Sono giunti a questa conclusione sulla base di test post mortem eseguiti su 22 balene dentate, o odontoceti, in cui hanno rilevato tre cambiamenti cerebrali chiave associati alla malattia di Alzheimer umana. Tra le specie di cetacei spiaggiati al largo delle coste scozzesi e oggetto dello studio che hanno riportato i marcatori c’è un delfino dal becco bianco, un tursiope e un pilota con pinne lunghe. Nello specifico livelli anormali della proteina beta-amiloide si erano accumulati in placche che interrompono i neuroni nel cervello, mentre un’altra proteina, chiamata tau, si era raccolta in grovigli all’interno dei neuroni ed è stato riscontrato un accumulo di cellule gliali che causano l’infiammazione del cervello. Sono gli stessi identici marcatori presenti negli esseri umani ammalati.
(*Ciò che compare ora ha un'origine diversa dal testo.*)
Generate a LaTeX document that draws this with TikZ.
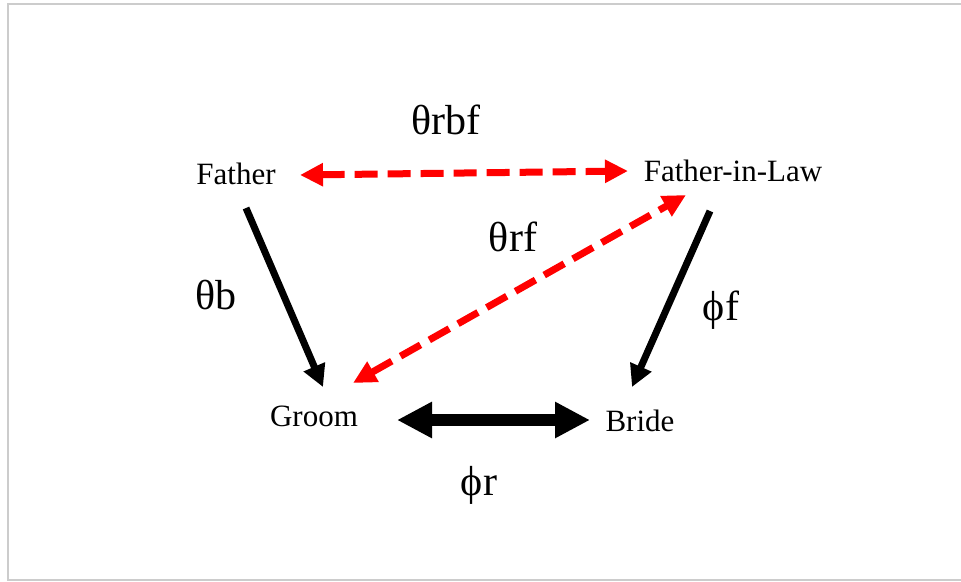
\documentclass[tikz,border=0pt]{standalone}
\usepackage{fontspec}
\setmainfont{Liberation Serif}
\usetikzlibrary{arrows.meta}
\begin{document}
\begin{tikzpicture}[x=1pt,y=-1pt,
  person/.style={inner sep=0pt,font=\fontsize{31}{33}\selectfont},
  lbl/.style={inner sep=0pt,font=\fontsize{42}{44}\selectfont},
  reddash/.style={draw=red,line width=7pt,dash pattern=on 23pt off 10pt,
    {Triangle[length=23pt,width=22pt]}-{Triangle[length=23pt,width=22pt]}},
  blackone/.style={draw=black,line width=7pt,-{Triangle[length=22pt,width=22pt]}},
  blackboth/.style={draw=black,line width=12pt,
    {Triangle[length=35pt,width=34pt]}-{Triangle[length=35pt,width=34pt]}}]
\useasboundingbox (0,0) rectangle (961,581);
\fill[white] (0,0) rectangle (961,581);
\draw[draw=black!20,line width=2pt] (970,4) -- (8,4) -- (8,580) -- (970,580);

\node[person] (father) at (236,174) {Father};
\node[person] (fil) at (733,171) {Father-in-Law};
\node[person] (groom) at (314,416) {Groom};
\node[person] (bride) at (640,421) {Bride};

\node[lbl] (trbf) at (446,120) {θrbf};
\node[lbl] (trf) at (513,237) {θrf};
\node[lbl] (tb) at (216,295) {θb};
\node[lbl] (pf) at (721,310) {ϕf};
\node[lbl] (pr) at (479,485) {ϕr};

\coordinate (fR) at (300,175);
\coordinate (filL) at (628,171);
\coordinate (fB) at (246,208);
\coordinate (gT) at (323,387);
\coordinate (filB) at (686,195);
\coordinate (gTR) at (353,383);
\coordinate (filS) at (710,211);
\coordinate (bT) at (632,387);
\coordinate (gR) at (397,420);
\coordinate (bL) at (590,420);

\draw[reddash] (fR) -- (filL);
\draw[reddash] (gTR) -- (filB);
\draw[blackone] (fB) -- (gT);
\draw[blackone] (filS) -- (bT);
\draw[blackboth] (gR) -- (bL);
\end{tikzpicture}
\end{document}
La teoria del “leader malato”

La novità risiede proprio nel fatto che se dei tipi di demenza siano già stati rilevati abbastanza ampiamente in altri animali, finora la malattia di Alzheimer non è stata trovata in natura in specie diverse dall’uomo. Gli scienziati non conoscono ancora la causa di questa degenerazione cerebrale, ma potrebbe essere proprio il motivo per cui alcuni gruppi o branchi di balene e delfini si incagliano in acque poco profonde. Alcuni spiaggiamenti di massa sono stati collegati all’aumento del rumore antropogenico negli oceani, ma ora i segni simili all’Alzheimer nel cervello potrebbero supportare una teoria del “leader malato”, in base alla quale i cetacei per lo più sani sono bloccati perché seguono un capogruppo che si è confuso o si è perso.
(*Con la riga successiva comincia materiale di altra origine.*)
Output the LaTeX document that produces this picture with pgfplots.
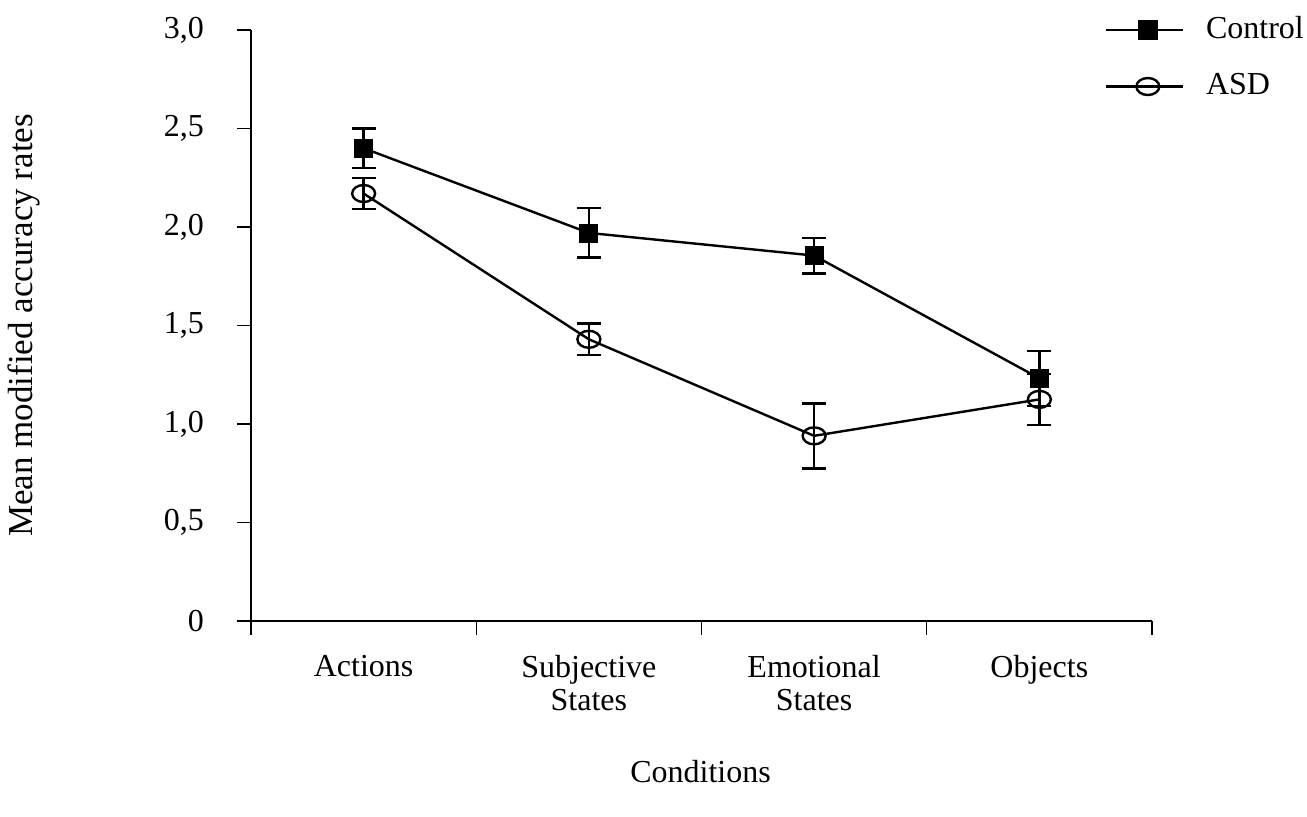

Il commento degli studiosi

“Questi sono risultati significativi che mostrano, per la prima volta, che la patologia cerebrale negli odontoceti bloccati è simile al cervello degli esseri umani affetti da malattia di Alzheimer clinica” ha riferito al Guardian Mark Dagleish, patologo e ricercatore capo dell’Università di Glasgow. “Sebbene in questa fase sia allettante ipotizzare che la presenza di queste lesioni cerebrali negli odontoceti indichi che possono anche soffrire dei deficit cognitivi associati alla malattia di Alzheimer umana, è necessario svolgere ulteriori ricerche per capire meglio cosa sta succedendo a questi animali quando sono ancora in vita” ha sottolineato lo scienziato. “Siamo rimasti affascinati nel vedere cambiamenti cerebrali nei delfini anziani simili a quelli dell’invecchiamento umano e del morbo di Alzheimer. Se questi cambiamenti patologici contribuiscono allo spiaggiamento di questi animali è una domanda interessante e importante per il lavoro futuro” ha detto Tara Spires-Jones, docente dell’Università di Edimburgo. Sulla base delle prime ipotesi, una possibile ragione per cui balene e delfini mostrano lesioni cerebrali simili all’Alzheimer è che, come gli esseri umani ma a differenza di molti altri animali, possono vivere per molti anni dopo aver cessato di essere attivi dal punto di vista riproduttivo. Un’altra possibile causa è stata suggerita da uno studio del 2020, che ha scoperto che le balene dal becco che si immergono in profondità sono più suscettibili alle patologie simili all’Alzheimer a causa dell’ipossia – bassi livelli di ossigeno nei loro tessuti corporei – causati dal loro foraggiamento nell’oceano profondo.